Heather White: “She failed the field sobriety tests”

Heather White, the attorney representing Murray City in the civil suit, joined Inside Sources to provide answers about the arrest and why the city plans to refute the case.

“She was sitting westbound in the middle of State Street in the lane running northbound,” White said. “It appeared that she was confused and that’s what caught his [Officer Allred’s] eye.”

“She was sitting, really, in the middle of the road.” Then as she tried to travel to a portion of the roadway that allowed her to turn left, White said Miller was straddling in and out of the lane of travel.

“That is one sign of impaired driving,” White said. Based on what the officer saw, and upon running her license plates and finding no insurance attached to the vehicle, Allred pulled Miller over.

White disclosed Miller admitted to Officer Allred she had taken some medication that day, but she wasn’t impaired and he could test her. The medication Miller was taking was for her diabetes, which she told Officer Allred.

Officer Allread gave Miller a breathalyzer test, and she passed. Although Officer Allred ruled out the possibility of alcohol, “there’s still the impairment and medication issue,” stated White.

According to White, Officer Allred was concerned Miller did not know what time she took her medication.  

“Her driving pattern and her confusion about not knowing what time of day it was,” led to a series of field sobriety tests, to which she failed, according to White. “She [Miller] demonstrated she had nystagmus, which is a sign of someone being on a substance.” 

Miller was then arrested and taken to the station. 

Why the darkroom?

It was when Officer Allred took Donna Miller into a darkroom for more testing that Miller became frightened. 

“She was taken into the darkroom,” White said “so that a specialized drug recognition expert from the Utah Highway Patrol could conduct further tests,” that had to be done without light. 

“He also indicated that he believed Donna was impaired,” White said. Authorities administered a blood test, which Miller also passed.

However, “blood tests only screen for a limited number of medications it screens for,” explained White. “Just because a toxicology report comes back negative does not mean there’s no drug in the system,” said White.  

White does not believe that Officer Allred’s actions were prompted by racial bias. And stated Murray City already conducts training, “particularly and especially,” she told Inside Sources, “racial bias training.”

“It will become clear to the public that this was not racially motivated. The officers did exactly what they were supposed to do. The justice system will sort it through,” said White. 

Jason Groth: Miller’s Attorney

“Any defense attorney reviewing the facts of this case would be incensed at how this [traffic] stop occurred,” Jason Groth told Inside Sources guest hosts Mia Love and Scott Howell.
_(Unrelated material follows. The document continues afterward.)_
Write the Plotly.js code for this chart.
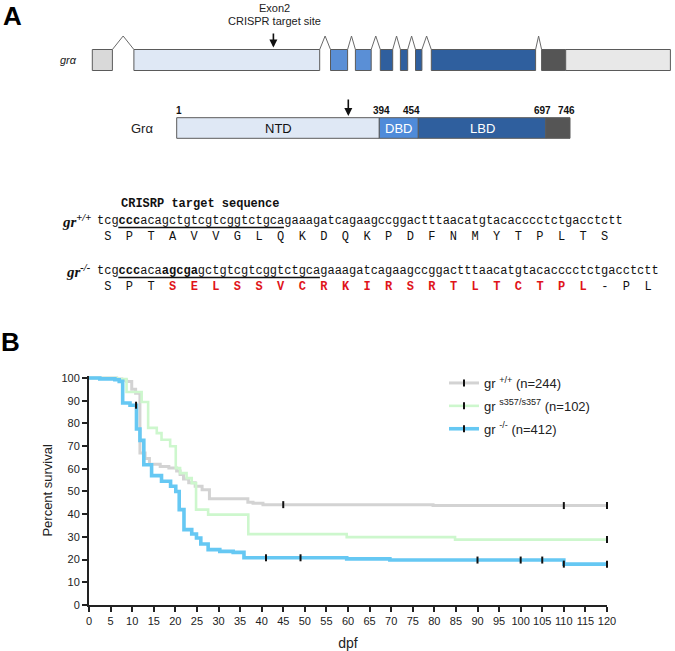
<!DOCTYPE html>
<html><head><meta charset="utf-8">
<script src="https://cdn.plot.ly/plotly-3.0.1.min.js"></script>
<style>html,body{margin:0;padding:0;background:#fff}</style>
</head><body><div id="chart" style="width:675px;height:651px"></div>
<script>
// ---------------- DATA ----------------
// Kaplan-Meier survival (percent) vs days post fertilization
const wtTime   = [0, 6.4, 7.6, 8.7, 9.9, 10.8, 11.8, 13.0, 14.0, 16.5, 18.5, 20.3, 21.1, 21.9, 23.1, 24.6, 26.2, 27.9, 36.8, 38.0, 40.3, 79.7, 120];
const wtSurv   = [100, 99.5, 99.0, 98.5, 95.0, 93.3, 67.0, 64.5, 62.0, 61.0, 60.3, 59.0, 57.5, 55.5, 53.8, 52.3, 50.8, 46.8, 45.3, 44.8, 44.2, 43.8, 43.8];
const wtCensor = [45, 110, 120];

const s357Time   = [0, 6.5, 8.7, 12.2, 13.7, 15.7, 16.8, 18.8, 20.1, 21.1, 22.6, 23.8, 24.8, 27.6, 36.9, 59.7, 84.8, 120];
const s357Surv   = [100, 99.5, 93.8, 89.4, 78.0, 75.7, 72.8, 69.9, 60.3, 58.1, 55.9, 53.7, 42.0, 39.8, 31.2, 29.9, 28.8, 28.8];
const s357Censor = [120];

const koTime   = [0, 2.5, 6.0, 7.0, 7.8, 9.5, 11.0, 11.8, 12.7, 14.5, 16.8, 18.9, 20.1, 20.9, 22.0, 23.8, 24.9, 25.9, 27.6, 30.3, 33.4, 35.9, 59.7, 69.7, 110, 120];
const koSurv   = [100, 99.6, 99.2, 98.5, 89.0, 88.0, 77.5, 72.5, 61.8, 57.0, 54.5, 52.3, 50.0, 42.0, 33.2, 31.3, 29.5, 26.9, 24.4, 23.6, 23.2, 20.8, 20.3, 19.8, 18.0, 18.0];
const koCensor = [10.9, 41, 49, 90, 100, 105, 110, 120];

const seriesNames = ['gr <sup>+/+</sup> (n=244)', 'gr <sup>s357/s357</sup> (n=102)', 'gr <sup>-/-</sup> (n=412)'];
const xTicks = [0,5,10,15,20,25,30,35,40,45,50,55,60,65,70,75,80,85,90,95,100,105,110,115,120];
const yTicks = [0,10,20,30,40,50,60,70,80,90,100];

// Protein domains (aa boundaries) and labels
const domainNames = ['NTD', 'DBD', 'LBD', ''];
const domainBounds = ['1', '394', '454', '697', '746'];

// Sequences
const seqWT  = 'tcgcccacagctgtcgtcggtctgcagaaagatcagaagccggactttaacatgtacacccctctgacctctt';
const seqKO  = 'tcgcccacaagcgagctgtcgtcggtctgcagaaagatcagaagccggactttaacatgtacacccctctgacctctt';
const aaWT   = ['S','P','T','A','V','V','G','L','Q','K','D','Q','K','P','D','F','N','M','Y','T','P','L','T','S'];
const aaKO   = ['S','P','T','S','E','L','S','S','V','C','R','K','I','R','S','R','T','L','T','C','T','P','L','-','P','L'];
const aaKOchanged = [3,4,5,6,7,8,9,10,11,12,13,14,15,16,17,18,19,20,21,22];
const wtBold = [[3,6]];           // char index ranges [start,end)
const koBold = [[3,6],[9,14]];
const wtTarget = [3,26];
const koTarget = [3,31];

// ---------------- LAYOUT HELPERS ----------------
const W = 675, H = 651;
const px = x => x / W;
const py = y => 1 - y / H;
const SANS = 'Liberation Sans, Arial, Helvetica, sans-serif';
const MONO = 'Liberation Mono, Courier New, monospace';
const CW = 7.2; // monospace char width at 12px

const shapes = [];
const annotations = [];
function rect(x0, x1, y0, y1, fill) {
  shapes.push({type:'rect', xref:'paper', yref:'paper', x0:px(x0), x1:px(x1), y0:py(y1), y1:py(y0),
    fillcolor:fill, line:{color:'#5a5a5a', width:1}, layer:'above'});
}
function text(t, x, y, opts) {
  annotations.push(Object.assign({text:t, xref:'paper', yref:'paper', x:px(x), y:py(y), showarrow:false,
    xanchor:'center', yanchor:'middle', borderpad:0, borderwidth:0,
    font:{family:SANS, size:12, color:'#111'}}, opts || {}));
}
function arrow(x, yTip, yTail) {
  annotations.push({text:'', xref:'paper', yref:'paper', x:px(x), y:py(yTip), ax:0, ay:-(yTip - yTail),
    showarrow:true, arrowhead:2, arrowsize:1, arrowwidth:1.6, arrowcolor:'#111', standoff:0});
}

// Panel labels
text('<b>A</b>', 12, 16, {font:{family:SANS, size:26, color:'#000'}});
text('<b>B</b>', 10, 342, {font:{family:SANS, size:26, color:'#000'}});

// Gene model
const geneExons = [[92.3,112.4],[133.9,319.7],[330.5,347.6],[355.4,371.2],[380.3,392.7],[400.4,407.7],[415.5,421.9],[431.3,535.6],[541.6,565.7],[565.7,670.4]];
const exonFill = ['#d9d9d9','#dfe8f5','#5a8fd6','#5a8fd6','#2f5f9e','#2f5f9e','#2f5f9e','#2f5f9e','#555555','#e8e8e8'];
const gTop = 49.5, gBot = 70.5, hatTop = 36;
geneExons.forEach((e, i) => rect(e[0], e[1], gTop, gBot, exonFill[i]));
for (let i = 0; i < 9; i++) {
  const a = geneExons[i][1], b = geneExons[i+1][0];
  if (b - a < 0.5) continue;
  const m = (a + b) / 2;
  shapes.push({type:'path', xref:'paper', yref:'paper',
    path:`M${px(a)},${py(gTop)} L${px(m)},${py(hatTop)} L${px(b)},${py(gTop)}`,
    line:{color:'#6a6a6a', width:1}});
}
text('<i>grα</i>', 68.7, 60, {font:{family:SANS, size:11, color:'#222'}});
text('Exon2', 274.7, 7.5, {font:{family:SANS, size:11, color:'#222'}});
text('CRISPR target site', 274.7, 21, {font:{family:SANS, size:11, color:'#222'}});
arrow(273.4, 47.5, 32);

// Protein model
const protEdges = [176.7, 379.3, 418.3, 545.7, 570];
const protFill = ['#dfe8f5','#4f8bd9','#2f5f9e','#555555'];
const protLabelColor = ['#111','#fff','#fff','#fff'];
const pTop = 117.7, pBot = 138.3;
for (let i = 0; i < 4; i++) {
  rect(protEdges[i], protEdges[i+1], pTop, pBot, protFill[i]);
  if (domainNames[i]) text(domainNames[i], (protEdges[i] + protEdges[i+1]) / 2, 128.5,
    {font:{family:SANS, size:13, color:protLabelColor[i]}});
}
const boundLabelX = [179.3, 381.7, 411.2, 542.5, 566];
domainBounds.forEach((b, i) => text('<b>' + b + '</b>', boundLabelX[i], 110, {font:{family:SANS, size:10, color:'#111'}}));
text('Grα', 153, 128, {xanchor:'right', font:{family:SANS, size:13, color:'#222'}});
arrow(348.3, 116, 98);

// Sequence block
const NB = '\u00a0';
function seqHTML(seq, bold) {
  let out = '';
  for (let i = 0; i < seq.length; i++) {
    const isStart = bold.some(r => r[0] === i), isEnd = bold.some(r => r[1] === i);
    if (isEnd) out += '</b>';
    if (isStart) out += '<b>';
    out += seq[i];
  }
  if (bold.some(r => r[1] === seq.length)) out += '</b>';
  return out;
}
function aaHTML(letters, changed) {
  return letters.map((l, i) => NB + (changed.includes(i)
    ? '<span style="color:#e0141a;font-weight:bold">' + l + '</span>' : l) + NB).join('');
}
const seqX = 96.7;
const rowY = [221.3, 270.7], aaY = [237.3, 287.3], ulY = [227.5, 277.5];
text('<b>CRISRP target sequence</b>', 199.7, 203.7, {font:{family:MONO, size:12, color:'#111'}});
text('<b><i>gr<sup>+/+</sup></i></b>', 91, rowY[0], {xanchor:'right', font:{family:'Liberation Serif, Times New Roman, serif', size:15, color:'#111'}});
text('<b><i>gr<sup>-/-</sup></i></b>', 91, rowY[1], {xanchor:'right', font:{family:'Liberation Serif, Times New Roman, serif', size:15, color:'#111'}});
text(seqHTML(seqWT, wtBold), seqX, rowY[0], {xanchor:'left', font:{family:MONO, size:12, color:'#111'}});
text(seqHTML(seqKO, koBold), seqX, rowY[1], {xanchor:'left', font:{family:MONO, size:12, color:'#111'}});
text(aaHTML(aaWT, []), seqX, aaY[0], {xanchor:'left', font:{family:MONO, size:12, color:'#111'}});
text(aaHTML(aaKO, aaKOchanged), seqX, aaY[1], {xanchor:'left', font:{family:MONO, size:12, color:'#111'}});
[wtTarget, koTarget].forEach((r, i) => shapes.push({type:'line', xref:'paper', yref:'paper',
  x0:px(seqX + r[0]*CW), x1:px(seqX + r[1]*CW), y0:py(ulY[i]), y1:py(ulY[i]), line:{color:'#111', width:1.5}}));

// ---------------- SURVIVAL TRACES ----------------
function stepAt(times, surv, t) {
  let v = surv[0];
  for (let i = 0; i < times.length; i++) if (times[i] <= t) v = surv[i];
  return v;
}
const series = [
  {t: wtTime, s: wtSurv, c: wtCensor, color:'#d3d3d3', width:3},
  {t: s357Time, s: s357Surv, c: s357Censor, color:'#cdf7cd', width:2.6},
  {t: koTime, s: koSurv, c: koCensor, color:'#66c8f3', width:3.6}
];
const traces = [];
series.forEach(sr => traces.push({x: sr.t, y: sr.s, type:'scatter', mode:'lines',
  line:{shape:'hv', color:sr.color, width:sr.width}, showlegend:false, hoverinfo:'skip'}));
series.forEach(sr => traces.push({x: sr.c, y: sr.c.map(t => stepAt(sr.t, sr.s, t)), type:'scatter', mode:'markers',
  marker:{symbol:'line-ns', size:5, color:'#111', line:{width:2, color:'#111'}}, cliponaxis:false,
  showlegend:false, hoverinfo:'skip'}));
series.forEach((sr, i) => traces.push({x:[null], y:[null], type:'scatter', mode:'lines+markers', name: seriesNames[i],
  legendgroup:'g' + i, line:{color:sr.color, width:sr.width},
  marker:{symbol:'line-ns', size:5, color:'#111', line:{width:2, color:'#111'}}}));

const layout = {
  width: W, height: H,
  margin: {l:0, r:0, t:0, b:0, pad:0},
  paper_bgcolor:'#fff', plot_bgcolor:'rgba(0,0,0,0)',
  font: {family: SANS, color:'#222'},
  xaxis: {domain:[89/W, 607/W], range:[0,120], tickvals:xTicks, ticks:'outside', ticklen:5, tickwidth:2,
    tickcolor:'#222', showline:true, linewidth:2, linecolor:'#222', showgrid:false, zeroline:false,
    tickfont:{size:11, color:'#222'}, title:{text:'dpf', font:{size:14, color:'#222'}}, automargin:false, fixedrange:true},
  yaxis: {domain:[1 - 605/H, 1 - 375.7/H], range:[0,101], tickvals:yTicks, ticks:'outside', ticklen:5, tickwidth:2,
    tickcolor:'#222', showline:true, linewidth:2, linecolor:'#222', showgrid:false, zeroline:false,
    tickfont:{size:11, color:'#222'}, title:{text:'Percent survival', font:{size:13, color:'#222'}}, automargin:false, fixedrange:true},
  legend: {x: 444/W, y: py(368), xanchor:'left', yanchor:'top', bgcolor:'rgba(0,0,0,0)', font:{size:13, color:'#222'},
    tracegroupgap:3, itemwidth:30},
  shapes: shapes,
  annotations: annotations
};
Plotly.newPlot('chart', traces, layout, {displayModeBar:false, staticPlot:true});
</script></body></html>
“If you read the officer’s police report, when he first sees Donna, there’s no mention of Donna appearing confused or that she’s the wrong way in traffic.

“The only thing you can infer is that he saw Donna at a stoplight, not moving, and based on the color of her skin decided ‘maybe I’ll check this out,'” Groth said.

According to an ACLU study, Utah has the 11th worst disparity rate in the nation for marijuana possession arrests. And the study found in Utah, a Black person is 4.9 times more likely to be arrested for marijuana possession than their white counterpart.

The excuse of a blood test not screening for every drug when the officers knew Miller was on diabetes medication, “just doesn’t make any sense,” said Groth. 

Groth argued if officers were trained on how to treat diabetics, they would differentiate an impaired driver from a diabetic issue. 

“The result of low blood sugar is a medical emergency,” said Groth, and not the time to conduct “a bunch of tests to try and find a reason to arrest somebody.”  

“The issue,” Groth said, “is policing. We need to have better training, better DUI training, better training on how people with diabetes are treated during these stops, better training on implicit bias.”